| To do |
Repeat the material below exactly, with no pictures.
++++ Exercise inputs
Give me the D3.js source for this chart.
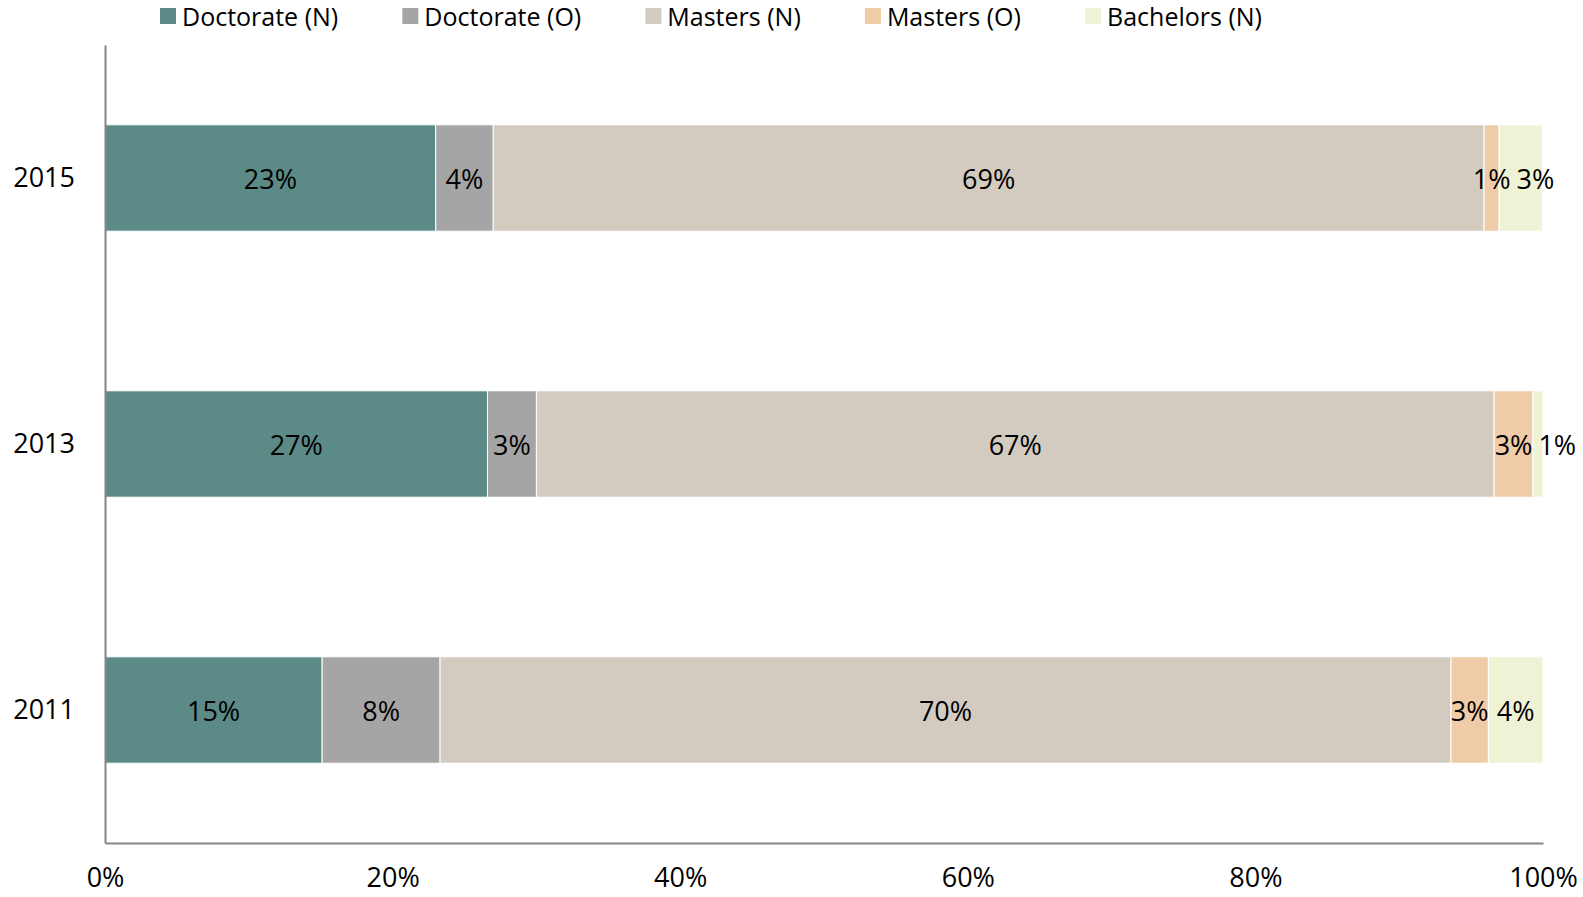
<!DOCTYPE html>
<html>
<head>
<meta charset="utf-8">
<script src="https://cdn.jsdelivr.net/npm/d3@7"></script>
<style>
  body { margin: 0; background: #fff; }
  text { font-family: "Open Sans", "Noto Sans", sans-serif; fill: #000; }
</style>
</head>
<body>
<script>
// data
var years = ["2011", "2013", "2015"];
var seriesNames = ["Doctorate (N)", "Doctorate (O)", "Masters (N)", "Masters (O)", "Bachelors (N)"];
var colors = ["#5b8a87", "#a5a5a5", "#d3cbbf", "#f0cba8", "#f0f2d5"];
var doctorateN = [0.151, 0.266, 0.230];
var doctorateO = [0.082, 0.034, 0.040];
var mastersN   = [0.703, 0.666, 0.689];
var mastersO   = [0.026, 0.027, 0.0105];
var bachelorsN = [0.038, 0.007, 0.030];
var xTicks = [0, 0.2, 0.4, 0.6, 0.8, 1];

var width = 1583, height = 897;
var margin = {top: 45, right: 40, bottom: 54, left: 105};
var fontSize = 27;

var svg = d3.select("body").append("svg")
    .attr("width", width)
    .attr("height", height);

var x = d3.scaleLinear()
    .domain([0, 1])
    .range([margin.left, width - margin.right]);

var y = d3.scaleBand()
    .domain(years)
    .range([height - margin.bottom, margin.top])
    .paddingInner(0.6)
    .paddingOuter(0.3);

var rows = years.map(function(yr, i) {
  return {year: yr, "Doctorate (N)": doctorateN[i], "Doctorate (O)": doctorateO[i],
    "Masters (N)": mastersN[i], "Masters (O)": mastersO[i], "Bachelors (N)": bachelorsN[i]};
});

var stacked = d3.stack().keys(seriesNames)(rows);
var color = d3.scaleOrdinal().domain(seriesNames).range(colors);

var layers = svg.append("g").selectAll("g")
    .data(stacked)
  .enter().append("g")
    .attr("fill", function(d) { return color(d.key); });

layers.selectAll("rect")
    .data(function(d) { return d; })
  .enter().append("rect")
    .attr("x", function(d) { return x(d[0]); })
    .attr("y", function(d) { return y(d.data.year); })
    .attr("width", function(d) { return x(d[1]) - x(d[0]); })
    .attr("height", y.bandwidth())
    .attr("stroke", "#fff")
    .attr("stroke-width", 1);

// data labels, nudged right when they would run into the previous one
var fmt = d3.format(".0%");
var labelG = svg.append("g");
years.forEach(function(yr) {
  var lastRight = -Infinity;
  stacked.forEach(function(layer) {
    var d = layer.find(function(e) { return e.data.year === yr; });
    var cx = (x(d[0]) + x(d[1])) / 2;
    var t = labelG.append("text")
        .attr("text-anchor", "middle")
        .attr("dominant-baseline", "central")
        .attr("font-size", fontSize)
        .attr("y", y(yr) + y.bandwidth() / 2)
        .attr("x", cx)
        .text(fmt(d[1] - d[0]));
    var w = t.node().getComputedTextLength();
    if (cx - w / 2 < lastRight + 6) {
      cx = lastRight + 6 + w / 2;
      t.attr("x", cx);
    }
    lastRight = cx + w / 2;
  });
});

// axes
var xAxis = svg.append("g")
    .attr("transform", "translate(0," + (height - margin.bottom) + ")")
    .call(d3.axisBottom(x).tickValues(xTicks).tickFormat(d3.format(".0%")).tickSize(0).tickPadding(25));
xAxis.select(".domain").attr("stroke", "#868686").attr("stroke-width", 2);
xAxis.selectAll("text").attr("font-size", fontSize).attr("font-family", null);

var yAxis = svg.append("g")
    .attr("transform", "translate(" + margin.left + ",0)")
    .call(d3.axisLeft(y).tickSize(0).tickPadding(30));
yAxis.select(".domain").attr("stroke", "#868686").attr("stroke-width", 2);
yAxis.selectAll("text").attr("font-size", fontSize).attr("font-family", null);

// legend: spread the entries over the same span as the original
var legendLeft = 160, legendRight = 1262, legendFont = 25;
var legend = svg.append("g").attr("transform", "translate(" + legendLeft + ",16)");
var items = seriesNames.map(function(name, i) {
  var item = legend.append("g");
  item.append("rect")
      .attr("x", 0).attr("y", -8)
      .attr("width", 16).attr("height", 16)
      .attr("fill", colors[i]);
  var t = item.append("text")
      .attr("x", 22)
      .attr("dominant-baseline", "central")
      .attr("font-size", legendFont)
      .text(name);
  return {g: item, w: 22 + t.node().getComputedTextLength()};
});
var totalW = d3.sum(items, function(d) { return d.w; });
var gap = (legendRight - legendLeft - totalW) / (items.length - 1);
var lx = 0;
items.forEach(function(it) {
  it.g.attr("transform", "translate(" + lx + ",0)");
  lx += it.w + gap;
});
</script>
</body>
</html>
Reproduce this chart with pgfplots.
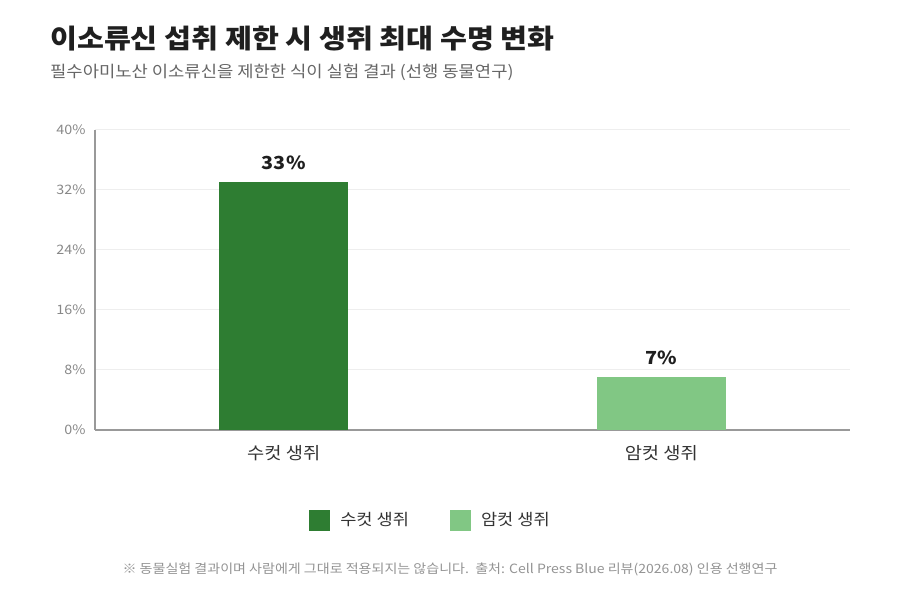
++++++++
| Solution for this task |
Give me the D3.js source for this chart.
<!DOCTYPE html>
<html>
<head>
<meta charset="utf-8">
<script src="https://cdn.jsdelivr.net/npm/d3@7"></script>
<style>
  body { margin: 0; background: #fff; }
  text { font-family: "Open Sans", "Noto Sans", sans-serif; fill: #000; }
</style>
</head>
<body>
<script>
// data
var years = ["2011", "2013", "2015"];
var seriesNames = ["Doctorate (N)", "Doctorate (O)", "Masters (N)", "Masters (O)", "Bachelors (N)"];
var colors = ["#5b8a87", "#a5a5a5", "#d3cbbf", "#f0cba8", "#f0f2d5"];
var doctorateN = [0.151, 0.266, 0.230];
var doctorateO = [0.082, 0.034, 0.040];
var mastersN   = [0.703, 0.666, 0.689];
var mastersO   = [0.026, 0.027, 0.0105];
var bachelorsN = [0.038, 0.007, 0.030];
var xTicks = [0, 0.2, 0.4, 0.6, 0.8, 1];

var width = 1583, height = 897;
var margin = {top: 45, right: 40, bottom: 54, left: 105};
var fontSize = 27;

var svg = d3.select("body").append("svg")
    .attr("width", width)
    .attr("height", height);

var x = d3.scaleLinear()
    .domain([0, 1])
    .range([margin.left, width - margin.right]);

var y = d3.scaleBand()
    .domain(years)
    .range([height - margin.bottom, margin.top])
    .paddingInner(0.6)
    .paddingOuter(0.3);

var rows = years.map(function(yr, i) {
  return {year: yr, "Doctorate (N)": doctorateN[i], "Doctorate (O)": doctorateO[i],
    "Masters (N)": mastersN[i], "Masters (O)": mastersO[i], "Bachelors (N)": bachelorsN[i]};
});

var stacked = d3.stack().keys(seriesNames)(rows);
var color = d3.scaleOrdinal().domain(seriesNames).range(colors);

var layers = svg.append("g").selectAll("g")
    .data(stacked)
  .enter().append("g")
    .attr("fill", function(d) { return color(d.key); });

layers.selectAll("rect")
    .data(function(d) { return d; })
  .enter().append("rect")
    .attr("x", function(d) { return x(d[0]); })
    .attr("y", function(d) { return y(d.data.year); })
    .attr("width", function(d) { return x(d[1]) - x(d[0]); })
    .attr("height", y.bandwidth())
    .attr("stroke", "#fff")
    .attr("stroke-width", 1);

// data labels, nudged right when they would run into the previous one
var fmt = d3.format(".0%");
var labelG = svg.append("g");
years.forEach(function(yr) {
  var lastRight = -Infinity;
  stacked.forEach(function(layer) {
    var d = layer.find(function(e) { return e.data.year === yr; });
    var cx = (x(d[0]) + x(d[1])) / 2;
    var t = labelG.append("text")
        .attr("text-anchor", "middle")
        .attr("dominant-baseline", "central")
        .attr("font-size", fontSize)
        .attr("y", y(yr) + y.bandwidth() / 2)
        .attr("x", cx)
        .text(fmt(d[1] - d[0]));
    var w = t.node().getComputedTextLength();
    if (cx - w / 2 < lastRight + 6) {
      cx = lastRight + 6 + w / 2;
      t.attr("x", cx);
    }
    lastRight = cx + w / 2;
  });
});

// axes
var xAxis = svg.append("g")
    .attr("transform", "translate(0," + (height - margin.bottom) + ")")
    .call(d3.axisBottom(x).tickValues(xTicks).tickFormat(d3.format(".0%")).tickSize(0).tickPadding(25));
xAxis.select(".domain").attr("stroke", "#868686").attr("stroke-width", 2);
xAxis.selectAll("text").attr("font-size", fontSize).attr("font-family", null);

var yAxis = svg.append("g")
    .attr("transform", "translate(" + margin.left + ",0)")
    .call(d3.axisLeft(y).tickSize(0).tickPadding(30));
yAxis.select(".domain").attr("stroke", "#868686").attr("stroke-width", 2);
yAxis.selectAll("text").attr("font-size", fontSize).attr("font-family", null);

// legend: spread the entries over the same span as the original
var legendLeft = 160, legendRight = 1262, legendFont = 25;
var legend = svg.append("g").attr("transform", "translate(" + legendLeft + ",16)");
var items = seriesNames.map(function(name, i) {
  var item = legend.append("g");
  item.append("rect")
      .attr("x", 0).attr("y", -8)
      .attr("width", 16).attr("height", 16)
      .attr("fill", colors[i]);
  var t = item.append("text")
      .attr("x", 22)
      .attr("dominant-baseline", "central")
      .attr("font-size", legendFont)
      .text(name);
  return {g: item, w: 22 + t.node().getComputedTextLength()};
});
var totalW = d3.sum(items, function(d) { return d.w; });
var gap = (legendRight - legendLeft - totalW) / (items.length - 1);
var lx = 0;
items.forEach(function(it) {
  it.g.attr("transform", "translate(" + lx + ",0)");
  lx += it.w + gap;
});
</script>
</body>
</html>
Reproduce this chart with pgfplots.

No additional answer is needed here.